Rate-Determining Step

• The rate-determining step (RDS) is the slowest step in a chemical reaction and therefore, determines the overall reaction rate.
• It possesses the highest energy threshold or activation energy (Ea) in the reaction pathway.
• The molecularity of the rate-determining step dictates the order of the reaction. For instance, if two molecules react in the RDS, the reaction is second order.
• The number and type of reactant species involved in the RDS directly influences the rate law. This means that changing the concentration of the reactants involved in this step will change the overall reaction rate.
• In multi-step reactions, the intermediates are usually part of the rate-determining step. These intermediates are formed in the steps before the RDS and consumed in the RDS.
• Any catalyst that reduces the activation energy of the rate-determining step will increase the speed of the overall reaction.
• Reaction mechanisms are proposed based on the rate equation, and these mechanisms always include a slow, rate-determining step.
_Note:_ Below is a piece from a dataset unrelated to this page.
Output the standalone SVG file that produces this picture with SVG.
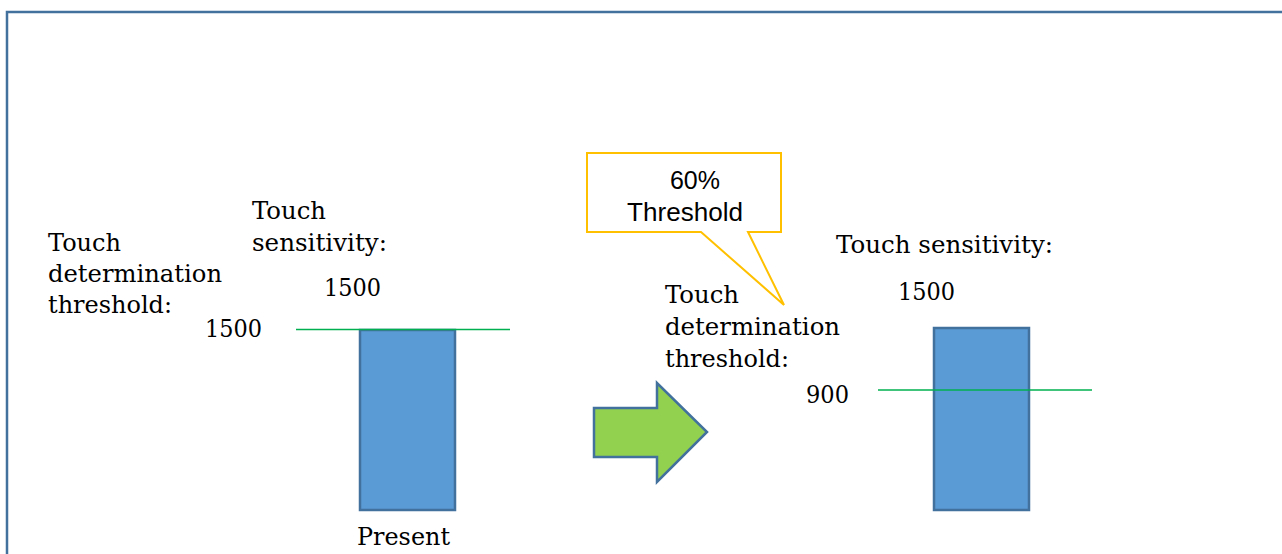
<svg xmlns="http://www.w3.org/2000/svg" width="1282" height="554" viewBox="0 0 1282 554">
<style>
.t{font-family:"DejaVu Serif","Liberation Serif",serif;font-size:24px;fill:#000}
.s{font-family:"Liberation Sans",Arial,sans-serif;font-size:25px;fill:#000}
.bar{fill:#5B9BD5;stroke:#41719C;stroke-width:2.5}
.lvl{stroke:#00B050;stroke-width:1.5}
</style>
<rect x="7" y="12" width="1300" height="600" fill="#fff" stroke="#41719C" stroke-width="2.5"/>
<g id="left-labels">
<text class="t" x="48" y="251" textLength="73" lengthAdjust="spacingAndGlyphs">Touch</text>
<text class="t" x="48" y="282" textLength="174" lengthAdjust="spacingAndGlyphs">determination</text>
<text class="t" x="48" y="313" textLength="124" lengthAdjust="spacingAndGlyphs">threshold:</text>
<text class="t" x="205" y="337" textLength="57" lengthAdjust="spacingAndGlyphs">1500</text>
<text class="t" x="252" y="219" textLength="74" lengthAdjust="spacingAndGlyphs">Touch</text>
<text class="t" x="252" y="251" textLength="135" lengthAdjust="spacingAndGlyphs">sensitivity:</text>
<text class="t" x="324" y="296" textLength="57" lengthAdjust="spacingAndGlyphs">1500</text>
</g>
<g id="present-bar">
<rect class="bar" x="360" y="330" width="95" height="180"/>
<text class="t" x="357" y="545" textLength="93" lengthAdjust="spacingAndGlyphs">Present</text>
</g>
<g id="arrow">
<path d="M594,408 H657 V383 L707,432 L657,482 V457 H594 Z" fill="#92D050" stroke="#41719C" stroke-width="2.5" stroke-linejoin="miter"/>
</g>
<g id="callout">
<path d="M587,153 H781 V232 H748 L784,305 L701,232 H587 Z" fill="#fff" stroke="#FFC000" stroke-width="2"/>
<text class="s" x="695" y="189" text-anchor="middle">60%</text>
<text class="s" x="685" y="221" text-anchor="middle" textLength="116" lengthAdjust="spacingAndGlyphs">Threshold</text>
</g>
<g id="right-labels">
<text class="t" x="665" y="303" textLength="74" lengthAdjust="spacingAndGlyphs">Touch</text>
<text class="t" x="665" y="335" textLength="175" lengthAdjust="spacingAndGlyphs">determination</text>
<text class="t" x="665" y="367" textLength="124" lengthAdjust="spacingAndGlyphs">threshold:</text>
<text class="t" x="806" y="403" textLength="43" lengthAdjust="spacingAndGlyphs">900</text>
<text class="t" x="836" y="253" textLength="217" lengthAdjust="spacingAndGlyphs">Touch sensitivity:</text>
<text class="t" x="898" y="300" textLength="57" lengthAdjust="spacingAndGlyphs">1500</text>
</g>
<g id="after-bar">
<rect class="bar" x="934" y="328" width="95" height="182"/>
</g>
<g id="connectors">
<line class="lvl" x1="296" y1="329.5" x2="510" y2="329.5"/>
<line class="lvl" x1="878" y1="390" x2="1092" y2="390"/>
</g>
</svg>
• In terms of potential energy diagrams, the RDS corresponds to the highest peak on the graph, signifying the greatest energy barrier the reaction must overcome to progress.
• The steady-state approximation is sometimes used to simplify rate equations. It assumes that concentrations of intermediates, formed and consumed in the RDS, remain constant over time.
• The Rate-Determining Step principle is key to the study of chemical kinetics in various contexts, such as atmospheric chemistry, biological reactions, combustion reactions, and industrial processes.